DIRECTION —
Lines holding the string "code" are the ones to copy; find them all in the data.

SUPPLIED RECORDS —

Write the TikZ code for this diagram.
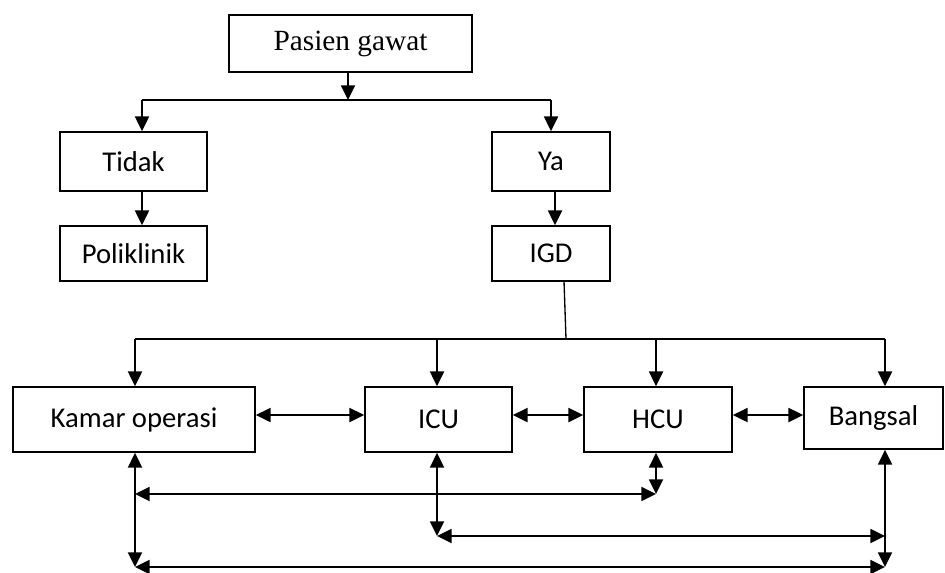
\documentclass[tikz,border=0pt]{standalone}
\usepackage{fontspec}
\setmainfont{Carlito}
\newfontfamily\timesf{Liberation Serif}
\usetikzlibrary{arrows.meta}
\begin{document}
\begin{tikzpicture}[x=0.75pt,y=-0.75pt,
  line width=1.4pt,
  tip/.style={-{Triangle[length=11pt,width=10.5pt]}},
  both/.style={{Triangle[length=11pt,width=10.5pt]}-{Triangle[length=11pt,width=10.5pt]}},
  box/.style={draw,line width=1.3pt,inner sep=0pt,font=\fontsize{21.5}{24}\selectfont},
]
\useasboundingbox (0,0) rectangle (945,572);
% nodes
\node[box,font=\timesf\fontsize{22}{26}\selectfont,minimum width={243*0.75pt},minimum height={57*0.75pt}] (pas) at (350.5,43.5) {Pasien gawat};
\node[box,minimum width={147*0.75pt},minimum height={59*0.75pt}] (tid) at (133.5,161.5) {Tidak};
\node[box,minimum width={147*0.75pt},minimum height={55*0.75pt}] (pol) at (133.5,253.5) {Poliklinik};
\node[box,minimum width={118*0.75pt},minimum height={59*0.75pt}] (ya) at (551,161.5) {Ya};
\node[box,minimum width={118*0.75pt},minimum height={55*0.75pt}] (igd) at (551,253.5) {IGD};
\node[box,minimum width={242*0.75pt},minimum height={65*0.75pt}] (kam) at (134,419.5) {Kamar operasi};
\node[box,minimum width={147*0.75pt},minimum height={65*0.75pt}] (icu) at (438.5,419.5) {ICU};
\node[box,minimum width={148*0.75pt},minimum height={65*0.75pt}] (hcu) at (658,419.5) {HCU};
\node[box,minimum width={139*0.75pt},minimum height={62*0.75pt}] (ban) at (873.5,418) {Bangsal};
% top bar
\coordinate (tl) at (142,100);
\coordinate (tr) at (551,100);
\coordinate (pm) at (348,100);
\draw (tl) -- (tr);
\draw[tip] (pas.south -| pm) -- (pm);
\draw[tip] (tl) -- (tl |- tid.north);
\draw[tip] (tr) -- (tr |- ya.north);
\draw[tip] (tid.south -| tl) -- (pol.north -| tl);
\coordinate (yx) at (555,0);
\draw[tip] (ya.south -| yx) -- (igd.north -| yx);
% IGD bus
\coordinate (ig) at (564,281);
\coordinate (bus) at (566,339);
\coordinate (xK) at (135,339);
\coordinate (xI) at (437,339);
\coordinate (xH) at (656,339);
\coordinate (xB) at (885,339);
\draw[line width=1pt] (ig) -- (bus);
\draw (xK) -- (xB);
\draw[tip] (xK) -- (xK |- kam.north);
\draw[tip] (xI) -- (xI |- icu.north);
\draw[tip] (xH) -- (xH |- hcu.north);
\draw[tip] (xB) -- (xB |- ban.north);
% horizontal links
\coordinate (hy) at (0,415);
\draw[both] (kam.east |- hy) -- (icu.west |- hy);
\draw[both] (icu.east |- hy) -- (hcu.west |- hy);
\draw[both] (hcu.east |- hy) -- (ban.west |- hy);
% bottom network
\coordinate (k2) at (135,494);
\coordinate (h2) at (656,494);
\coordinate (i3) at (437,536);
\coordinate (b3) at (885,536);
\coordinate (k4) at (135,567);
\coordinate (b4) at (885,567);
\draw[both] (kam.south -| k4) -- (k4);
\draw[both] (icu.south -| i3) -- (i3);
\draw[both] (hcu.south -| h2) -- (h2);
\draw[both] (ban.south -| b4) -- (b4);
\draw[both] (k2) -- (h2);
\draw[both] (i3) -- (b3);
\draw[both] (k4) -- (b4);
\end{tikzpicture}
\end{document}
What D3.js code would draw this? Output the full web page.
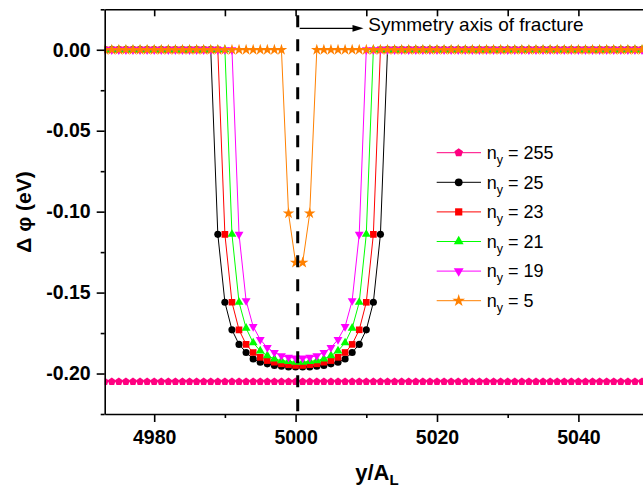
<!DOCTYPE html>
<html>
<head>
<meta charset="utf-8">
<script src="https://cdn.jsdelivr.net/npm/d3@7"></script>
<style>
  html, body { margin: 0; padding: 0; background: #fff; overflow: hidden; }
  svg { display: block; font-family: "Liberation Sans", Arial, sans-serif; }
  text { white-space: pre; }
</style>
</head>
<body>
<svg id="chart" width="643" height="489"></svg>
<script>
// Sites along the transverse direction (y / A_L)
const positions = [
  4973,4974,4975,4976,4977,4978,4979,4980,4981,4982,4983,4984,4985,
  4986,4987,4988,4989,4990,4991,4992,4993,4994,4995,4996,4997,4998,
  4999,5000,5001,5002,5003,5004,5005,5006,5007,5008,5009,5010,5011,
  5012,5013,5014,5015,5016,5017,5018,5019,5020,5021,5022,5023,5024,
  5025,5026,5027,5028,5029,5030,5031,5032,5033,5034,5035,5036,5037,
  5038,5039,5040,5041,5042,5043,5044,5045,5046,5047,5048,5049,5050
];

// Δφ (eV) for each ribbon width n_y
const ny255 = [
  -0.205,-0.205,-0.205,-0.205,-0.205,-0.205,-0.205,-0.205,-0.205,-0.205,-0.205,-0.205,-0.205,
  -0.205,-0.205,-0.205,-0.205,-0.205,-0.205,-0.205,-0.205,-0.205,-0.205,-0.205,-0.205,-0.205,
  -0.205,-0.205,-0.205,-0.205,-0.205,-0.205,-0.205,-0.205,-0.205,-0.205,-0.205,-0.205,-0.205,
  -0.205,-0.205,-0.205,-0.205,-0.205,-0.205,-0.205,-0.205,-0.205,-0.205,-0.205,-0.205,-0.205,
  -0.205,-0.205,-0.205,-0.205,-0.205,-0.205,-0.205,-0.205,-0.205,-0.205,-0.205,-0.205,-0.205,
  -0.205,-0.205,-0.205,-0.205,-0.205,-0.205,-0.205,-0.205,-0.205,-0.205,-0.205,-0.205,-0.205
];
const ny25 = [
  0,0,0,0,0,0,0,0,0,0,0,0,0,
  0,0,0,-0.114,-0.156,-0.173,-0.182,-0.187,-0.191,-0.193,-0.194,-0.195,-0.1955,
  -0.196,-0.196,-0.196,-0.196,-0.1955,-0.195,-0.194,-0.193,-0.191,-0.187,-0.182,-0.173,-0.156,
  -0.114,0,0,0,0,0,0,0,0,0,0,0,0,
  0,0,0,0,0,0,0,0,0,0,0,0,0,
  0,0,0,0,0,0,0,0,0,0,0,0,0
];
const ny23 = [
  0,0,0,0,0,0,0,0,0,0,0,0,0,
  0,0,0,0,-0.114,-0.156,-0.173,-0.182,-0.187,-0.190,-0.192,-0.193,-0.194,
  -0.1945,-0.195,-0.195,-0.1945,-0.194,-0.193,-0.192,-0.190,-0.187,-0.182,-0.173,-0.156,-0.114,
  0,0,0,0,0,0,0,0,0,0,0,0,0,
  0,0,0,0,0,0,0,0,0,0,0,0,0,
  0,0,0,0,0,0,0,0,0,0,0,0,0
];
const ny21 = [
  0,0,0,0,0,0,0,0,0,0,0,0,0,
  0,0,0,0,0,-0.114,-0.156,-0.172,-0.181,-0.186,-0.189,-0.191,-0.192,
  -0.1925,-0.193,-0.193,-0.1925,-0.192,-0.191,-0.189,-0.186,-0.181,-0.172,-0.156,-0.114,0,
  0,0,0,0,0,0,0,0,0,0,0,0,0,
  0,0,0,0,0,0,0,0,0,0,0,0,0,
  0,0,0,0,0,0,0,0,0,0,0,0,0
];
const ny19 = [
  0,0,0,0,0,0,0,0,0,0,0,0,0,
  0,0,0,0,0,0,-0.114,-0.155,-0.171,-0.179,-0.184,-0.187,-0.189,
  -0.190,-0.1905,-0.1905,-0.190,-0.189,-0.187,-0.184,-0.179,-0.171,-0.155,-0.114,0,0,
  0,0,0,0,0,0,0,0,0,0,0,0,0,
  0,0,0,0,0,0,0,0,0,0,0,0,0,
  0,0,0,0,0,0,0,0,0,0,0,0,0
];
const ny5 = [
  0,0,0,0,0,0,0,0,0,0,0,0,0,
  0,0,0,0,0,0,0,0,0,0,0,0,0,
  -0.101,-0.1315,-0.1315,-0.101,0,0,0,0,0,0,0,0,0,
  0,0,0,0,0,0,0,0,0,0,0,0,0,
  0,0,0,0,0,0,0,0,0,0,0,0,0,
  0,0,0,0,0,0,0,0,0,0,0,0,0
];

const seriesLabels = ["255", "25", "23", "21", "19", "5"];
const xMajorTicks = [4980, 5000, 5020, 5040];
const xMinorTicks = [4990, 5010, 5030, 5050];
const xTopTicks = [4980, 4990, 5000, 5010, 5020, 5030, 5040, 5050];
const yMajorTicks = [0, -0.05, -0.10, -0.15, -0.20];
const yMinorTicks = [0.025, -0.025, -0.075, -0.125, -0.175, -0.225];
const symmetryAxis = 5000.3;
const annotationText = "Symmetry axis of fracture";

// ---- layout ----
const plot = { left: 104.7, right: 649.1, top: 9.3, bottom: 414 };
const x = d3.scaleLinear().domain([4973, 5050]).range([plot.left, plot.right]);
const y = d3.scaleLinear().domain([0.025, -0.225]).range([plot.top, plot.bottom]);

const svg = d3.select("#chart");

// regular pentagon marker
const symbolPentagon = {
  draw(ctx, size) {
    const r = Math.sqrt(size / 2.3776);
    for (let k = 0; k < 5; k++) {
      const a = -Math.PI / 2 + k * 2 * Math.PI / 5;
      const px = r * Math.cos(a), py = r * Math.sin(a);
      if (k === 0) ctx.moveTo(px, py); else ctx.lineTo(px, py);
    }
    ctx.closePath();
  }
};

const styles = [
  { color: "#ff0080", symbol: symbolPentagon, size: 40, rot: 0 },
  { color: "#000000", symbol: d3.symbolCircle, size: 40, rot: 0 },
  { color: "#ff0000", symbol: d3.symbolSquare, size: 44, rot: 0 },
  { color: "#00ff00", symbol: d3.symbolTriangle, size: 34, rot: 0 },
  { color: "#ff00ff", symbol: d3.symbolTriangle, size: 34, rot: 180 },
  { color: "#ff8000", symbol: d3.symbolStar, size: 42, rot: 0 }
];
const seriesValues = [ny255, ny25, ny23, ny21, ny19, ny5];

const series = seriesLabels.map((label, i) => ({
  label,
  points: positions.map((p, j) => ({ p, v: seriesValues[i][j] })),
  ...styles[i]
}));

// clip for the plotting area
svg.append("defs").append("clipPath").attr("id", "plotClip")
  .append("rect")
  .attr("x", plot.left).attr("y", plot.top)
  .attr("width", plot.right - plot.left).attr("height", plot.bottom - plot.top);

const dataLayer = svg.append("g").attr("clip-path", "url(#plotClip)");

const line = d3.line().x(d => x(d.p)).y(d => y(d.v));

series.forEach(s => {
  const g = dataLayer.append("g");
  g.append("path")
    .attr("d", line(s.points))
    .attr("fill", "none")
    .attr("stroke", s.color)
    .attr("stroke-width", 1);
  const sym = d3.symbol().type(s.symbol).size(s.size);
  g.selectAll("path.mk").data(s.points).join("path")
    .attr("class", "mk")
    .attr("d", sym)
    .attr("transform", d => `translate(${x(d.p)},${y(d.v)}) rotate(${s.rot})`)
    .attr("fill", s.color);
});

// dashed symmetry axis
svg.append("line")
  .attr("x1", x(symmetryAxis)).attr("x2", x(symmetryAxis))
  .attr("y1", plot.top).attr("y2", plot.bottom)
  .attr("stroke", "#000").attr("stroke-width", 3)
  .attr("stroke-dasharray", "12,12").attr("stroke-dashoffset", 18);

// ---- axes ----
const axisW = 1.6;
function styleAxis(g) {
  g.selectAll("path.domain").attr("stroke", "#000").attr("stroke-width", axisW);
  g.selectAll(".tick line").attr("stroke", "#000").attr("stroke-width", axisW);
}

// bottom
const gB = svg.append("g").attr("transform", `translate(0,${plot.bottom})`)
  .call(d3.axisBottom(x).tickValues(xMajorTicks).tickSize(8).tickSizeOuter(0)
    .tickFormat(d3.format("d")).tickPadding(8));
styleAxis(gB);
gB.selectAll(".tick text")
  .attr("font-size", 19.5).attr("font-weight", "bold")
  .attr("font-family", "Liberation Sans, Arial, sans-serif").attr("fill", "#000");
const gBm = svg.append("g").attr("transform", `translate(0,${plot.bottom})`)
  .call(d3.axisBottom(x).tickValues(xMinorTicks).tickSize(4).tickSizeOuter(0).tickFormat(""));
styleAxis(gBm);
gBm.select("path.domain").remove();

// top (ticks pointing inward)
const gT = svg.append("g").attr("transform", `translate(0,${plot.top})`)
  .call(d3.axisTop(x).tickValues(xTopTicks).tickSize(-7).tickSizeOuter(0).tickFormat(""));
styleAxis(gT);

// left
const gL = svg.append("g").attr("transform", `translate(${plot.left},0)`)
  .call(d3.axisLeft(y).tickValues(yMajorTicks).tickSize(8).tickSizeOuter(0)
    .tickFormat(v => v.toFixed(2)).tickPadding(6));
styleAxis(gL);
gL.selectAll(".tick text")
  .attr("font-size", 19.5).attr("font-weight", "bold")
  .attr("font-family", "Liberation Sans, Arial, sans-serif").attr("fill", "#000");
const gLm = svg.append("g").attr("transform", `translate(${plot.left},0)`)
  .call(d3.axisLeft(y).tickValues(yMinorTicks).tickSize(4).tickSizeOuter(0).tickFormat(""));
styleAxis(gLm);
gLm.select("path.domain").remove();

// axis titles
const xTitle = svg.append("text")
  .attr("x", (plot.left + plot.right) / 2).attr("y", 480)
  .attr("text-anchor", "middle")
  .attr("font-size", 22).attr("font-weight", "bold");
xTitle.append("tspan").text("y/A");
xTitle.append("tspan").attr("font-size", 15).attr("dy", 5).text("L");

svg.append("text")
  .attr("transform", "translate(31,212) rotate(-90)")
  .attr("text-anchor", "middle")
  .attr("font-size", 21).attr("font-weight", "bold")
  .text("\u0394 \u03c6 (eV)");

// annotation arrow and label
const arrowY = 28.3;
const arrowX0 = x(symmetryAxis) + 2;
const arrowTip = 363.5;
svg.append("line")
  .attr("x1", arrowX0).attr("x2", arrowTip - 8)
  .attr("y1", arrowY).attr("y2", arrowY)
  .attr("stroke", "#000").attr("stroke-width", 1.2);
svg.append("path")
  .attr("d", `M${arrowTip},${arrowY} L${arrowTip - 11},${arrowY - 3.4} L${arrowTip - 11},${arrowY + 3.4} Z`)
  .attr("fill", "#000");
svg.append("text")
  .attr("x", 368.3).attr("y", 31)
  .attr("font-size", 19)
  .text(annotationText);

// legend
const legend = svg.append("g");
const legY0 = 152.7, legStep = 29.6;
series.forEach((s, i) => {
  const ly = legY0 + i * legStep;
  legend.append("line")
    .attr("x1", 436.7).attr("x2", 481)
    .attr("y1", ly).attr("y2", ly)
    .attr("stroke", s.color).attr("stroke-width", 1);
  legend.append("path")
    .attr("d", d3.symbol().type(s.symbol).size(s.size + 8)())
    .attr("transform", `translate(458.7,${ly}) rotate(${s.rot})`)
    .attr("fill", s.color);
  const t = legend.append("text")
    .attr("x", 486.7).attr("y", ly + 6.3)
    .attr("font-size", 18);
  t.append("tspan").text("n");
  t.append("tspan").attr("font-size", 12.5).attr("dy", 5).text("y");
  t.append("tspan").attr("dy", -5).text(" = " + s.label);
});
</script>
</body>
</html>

PROBLEM SOLUTION —
Write the TikZ code for this diagram.
What D3.js code would draw this? Output the full web page.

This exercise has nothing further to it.